**OBJECTIVE:** Repeat the records word for word, excluding any picture.

**EXERCISE DATA:**
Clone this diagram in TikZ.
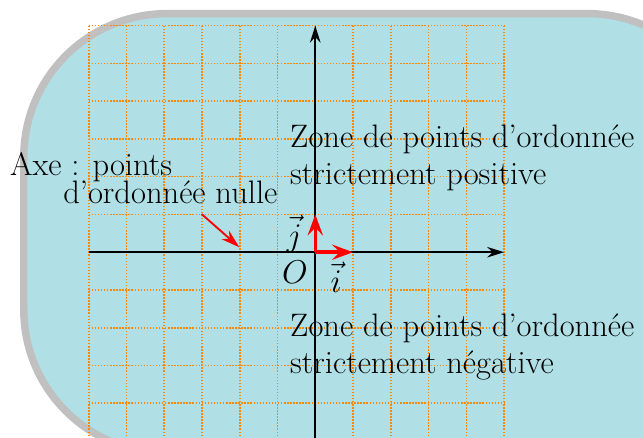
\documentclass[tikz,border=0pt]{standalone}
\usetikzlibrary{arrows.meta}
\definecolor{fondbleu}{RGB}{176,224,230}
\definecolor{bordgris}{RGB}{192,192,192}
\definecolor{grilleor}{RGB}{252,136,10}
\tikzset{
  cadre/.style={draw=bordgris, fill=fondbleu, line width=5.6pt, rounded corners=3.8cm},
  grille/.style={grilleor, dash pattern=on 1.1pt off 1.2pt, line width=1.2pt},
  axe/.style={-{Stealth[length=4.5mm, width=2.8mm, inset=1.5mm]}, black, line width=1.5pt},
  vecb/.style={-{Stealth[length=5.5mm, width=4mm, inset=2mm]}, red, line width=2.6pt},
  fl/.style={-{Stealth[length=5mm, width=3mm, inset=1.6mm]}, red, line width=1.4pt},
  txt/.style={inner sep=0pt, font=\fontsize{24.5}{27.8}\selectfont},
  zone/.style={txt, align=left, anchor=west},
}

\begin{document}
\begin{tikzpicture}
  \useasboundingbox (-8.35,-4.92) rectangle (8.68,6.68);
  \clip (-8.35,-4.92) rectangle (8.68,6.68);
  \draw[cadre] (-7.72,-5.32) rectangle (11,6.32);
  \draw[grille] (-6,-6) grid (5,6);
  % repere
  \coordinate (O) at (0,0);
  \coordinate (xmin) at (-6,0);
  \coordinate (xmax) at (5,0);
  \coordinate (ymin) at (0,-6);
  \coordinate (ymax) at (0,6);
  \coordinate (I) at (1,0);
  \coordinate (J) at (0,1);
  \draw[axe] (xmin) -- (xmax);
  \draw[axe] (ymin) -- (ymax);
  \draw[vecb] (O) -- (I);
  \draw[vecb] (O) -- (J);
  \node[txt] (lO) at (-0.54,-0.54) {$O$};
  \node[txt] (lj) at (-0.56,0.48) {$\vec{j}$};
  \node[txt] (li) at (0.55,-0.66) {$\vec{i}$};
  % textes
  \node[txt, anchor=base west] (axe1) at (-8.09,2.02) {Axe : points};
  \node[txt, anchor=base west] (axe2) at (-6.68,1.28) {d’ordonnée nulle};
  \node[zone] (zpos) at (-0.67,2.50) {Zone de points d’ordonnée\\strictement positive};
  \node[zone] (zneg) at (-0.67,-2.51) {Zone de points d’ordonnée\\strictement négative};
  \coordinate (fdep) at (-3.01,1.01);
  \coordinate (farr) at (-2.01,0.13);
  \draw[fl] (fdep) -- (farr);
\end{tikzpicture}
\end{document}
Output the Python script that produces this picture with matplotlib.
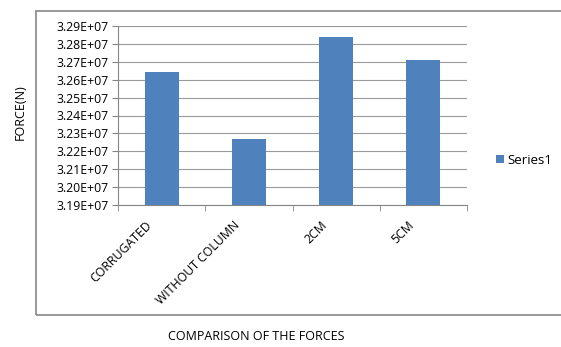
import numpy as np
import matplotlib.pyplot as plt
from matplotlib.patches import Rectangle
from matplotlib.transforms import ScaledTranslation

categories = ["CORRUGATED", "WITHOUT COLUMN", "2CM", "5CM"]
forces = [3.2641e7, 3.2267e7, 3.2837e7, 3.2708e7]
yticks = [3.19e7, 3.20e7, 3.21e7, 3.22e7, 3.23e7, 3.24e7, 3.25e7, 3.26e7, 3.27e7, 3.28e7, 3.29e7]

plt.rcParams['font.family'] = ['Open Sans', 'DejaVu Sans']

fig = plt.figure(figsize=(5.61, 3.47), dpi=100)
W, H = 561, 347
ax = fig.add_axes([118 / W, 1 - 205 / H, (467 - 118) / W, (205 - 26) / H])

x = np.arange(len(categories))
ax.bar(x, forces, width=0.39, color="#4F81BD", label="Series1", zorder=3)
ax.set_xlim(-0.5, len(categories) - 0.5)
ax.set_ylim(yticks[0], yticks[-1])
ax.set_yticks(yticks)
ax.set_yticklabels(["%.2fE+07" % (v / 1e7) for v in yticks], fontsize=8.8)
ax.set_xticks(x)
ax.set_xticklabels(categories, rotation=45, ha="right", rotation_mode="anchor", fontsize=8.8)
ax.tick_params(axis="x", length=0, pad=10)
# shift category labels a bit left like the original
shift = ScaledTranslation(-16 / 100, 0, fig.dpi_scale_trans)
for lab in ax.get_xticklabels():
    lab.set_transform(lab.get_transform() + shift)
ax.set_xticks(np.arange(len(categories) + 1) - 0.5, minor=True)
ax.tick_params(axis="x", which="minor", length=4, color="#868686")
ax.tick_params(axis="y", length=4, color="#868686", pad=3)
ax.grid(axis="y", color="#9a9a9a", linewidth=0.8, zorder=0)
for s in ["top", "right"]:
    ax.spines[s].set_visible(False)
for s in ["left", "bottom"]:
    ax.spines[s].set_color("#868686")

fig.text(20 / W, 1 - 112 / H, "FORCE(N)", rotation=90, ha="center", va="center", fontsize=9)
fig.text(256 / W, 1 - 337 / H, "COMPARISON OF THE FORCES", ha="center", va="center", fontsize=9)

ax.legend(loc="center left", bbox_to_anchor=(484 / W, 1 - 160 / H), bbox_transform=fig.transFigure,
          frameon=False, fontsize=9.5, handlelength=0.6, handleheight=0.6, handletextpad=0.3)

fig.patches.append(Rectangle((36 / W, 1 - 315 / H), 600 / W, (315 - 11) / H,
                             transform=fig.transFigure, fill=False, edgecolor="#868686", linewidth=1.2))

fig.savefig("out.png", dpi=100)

**ANSWER TO THE EXERCISE:**
Clone this diagram in TikZ.
\documentclass[tikz,border=0pt]{standalone}
\usetikzlibrary{arrows.meta}
\definecolor{fondbleu}{RGB}{176,224,230}
\definecolor{bordgris}{RGB}{192,192,192}
\definecolor{grilleor}{RGB}{252,136,10}
\tikzset{
  cadre/.style={draw=bordgris, fill=fondbleu, line width=5.6pt, rounded corners=3.8cm},
  grille/.style={grilleor, dash pattern=on 1.1pt off 1.2pt, line width=1.2pt},
  axe/.style={-{Stealth[length=4.5mm, width=2.8mm, inset=1.5mm]}, black, line width=1.5pt},
  vecb/.style={-{Stealth[length=5.5mm, width=4mm, inset=2mm]}, red, line width=2.6pt},
  fl/.style={-{Stealth[length=5mm, width=3mm, inset=1.6mm]}, red, line width=1.4pt},
  txt/.style={inner sep=0pt, font=\fontsize{24.5}{27.8}\selectfont},
  zone/.style={txt, align=left, anchor=west},
}

\begin{document}
\begin{tikzpicture}
  \useasboundingbox (-8.35,-4.92) rectangle (8.68,6.68);
  \clip (-8.35,-4.92) rectangle (8.68,6.68);
  \draw[cadre] (-7.72,-5.32) rectangle (11,6.32);
  \draw[grille] (-6,-6) grid (5,6);
  % repere
  \coordinate (O) at (0,0);
  \coordinate (xmin) at (-6,0);
  \coordinate (xmax) at (5,0);
  \coordinate (ymin) at (0,-6);
  \coordinate (ymax) at (0,6);
  \coordinate (I) at (1,0);
  \coordinate (J) at (0,1);
  \draw[axe] (xmin) -- (xmax);
  \draw[axe] (ymin) -- (ymax);
  \draw[vecb] (O) -- (I);
  \draw[vecb] (O) -- (J);
  \node[txt] (lO) at (-0.54,-0.54) {$O$};
  \node[txt] (lj) at (-0.56,0.48) {$\vec{j}$};
  \node[txt] (li) at (0.55,-0.66) {$\vec{i}$};
  % textes
  \node[txt, anchor=base west] (axe1) at (-8.09,2.02) {Axe : points};
  \node[txt, anchor=base west] (axe2) at (-6.68,1.28) {d’ordonnée nulle};
  \node[zone] (zpos) at (-0.67,2.50) {Zone de points d’ordonnée\\strictement positive};
  \node[zone] (zneg) at (-0.67,-2.51) {Zone de points d’ordonnée\\strictement négative};
  \coordinate (fdep) at (-3.01,1.01);
  \coordinate (farr) at (-2.01,0.13);
  \draw[fl] (fdep) -- (farr);
\end{tikzpicture}
\end{document}
Output the Python script that produces this picture with matplotlib.
import numpy as np
import matplotlib.pyplot as plt
from matplotlib.patches import Rectangle
from matplotlib.transforms import ScaledTranslation

categories = ["CORRUGATED", "WITHOUT COLUMN", "2CM", "5CM"]
forces = [3.2641e7, 3.2267e7, 3.2837e7, 3.2708e7]
yticks = [3.19e7, 3.20e7, 3.21e7, 3.22e7, 3.23e7, 3.24e7, 3.25e7, 3.26e7, 3.27e7, 3.28e7, 3.29e7]

plt.rcParams['font.family'] = ['Open Sans', 'DejaVu Sans']

fig = plt.figure(figsize=(5.61, 3.47), dpi=100)
W, H = 561, 347
ax = fig.add_axes([118 / W, 1 - 205 / H, (467 - 118) / W, (205 - 26) / H])

x = np.arange(len(categories))
ax.bar(x, forces, width=0.39, color="#4F81BD", label="Series1", zorder=3)
ax.set_xlim(-0.5, len(categories) - 0.5)
ax.set_ylim(yticks[0], yticks[-1])
ax.set_yticks(yticks)
ax.set_yticklabels(["%.2fE+07" % (v / 1e7) for v in yticks], fontsize=8.8)
ax.set_xticks(x)
ax.set_xticklabels(categories, rotation=45, ha="right", rotation_mode="anchor", fontsize=8.8)
ax.tick_params(axis="x", length=0, pad=10)
# shift category labels a bit left like the original
shift = ScaledTranslation(-16 / 100, 0, fig.dpi_scale_trans)
for lab in ax.get_xticklabels():
    lab.set_transform(lab.get_transform() + shift)
ax.set_xticks(np.arange(len(categories) + 1) - 0.5, minor=True)
ax.tick_params(axis="x", which="minor", length=4, color="#868686")
ax.tick_params(axis="y", length=4, color="#868686", pad=3)
ax.grid(axis="y", color="#9a9a9a", linewidth=0.8, zorder=0)
for s in ["top", "right"]:
    ax.spines[s].set_visible(False)
for s in ["left", "bottom"]:
    ax.spines[s].set_color("#868686")

fig.text(20 / W, 1 - 112 / H, "FORCE(N)", rotation=90, ha="center", va="center", fontsize=9)
fig.text(256 / W, 1 - 337 / H, "COMPARISON OF THE FORCES", ha="center", va="center", fontsize=9)

ax.legend(loc="center left", bbox_to_anchor=(484 / W, 1 - 160 / H), bbox_transform=fig.transFigure,
          frameon=False, fontsize=9.5, handlelength=0.6, handleheight=0.6, handletextpad=0.3)

fig.patches.append(Rectangle((36 / W, 1 - 315 / H), 600 / W, (315 - 11) / H,
                             transform=fig.transFigure, fill=False, edgecolor="#868686", linewidth=1.2))

fig.savefig("out.png", dpi=100)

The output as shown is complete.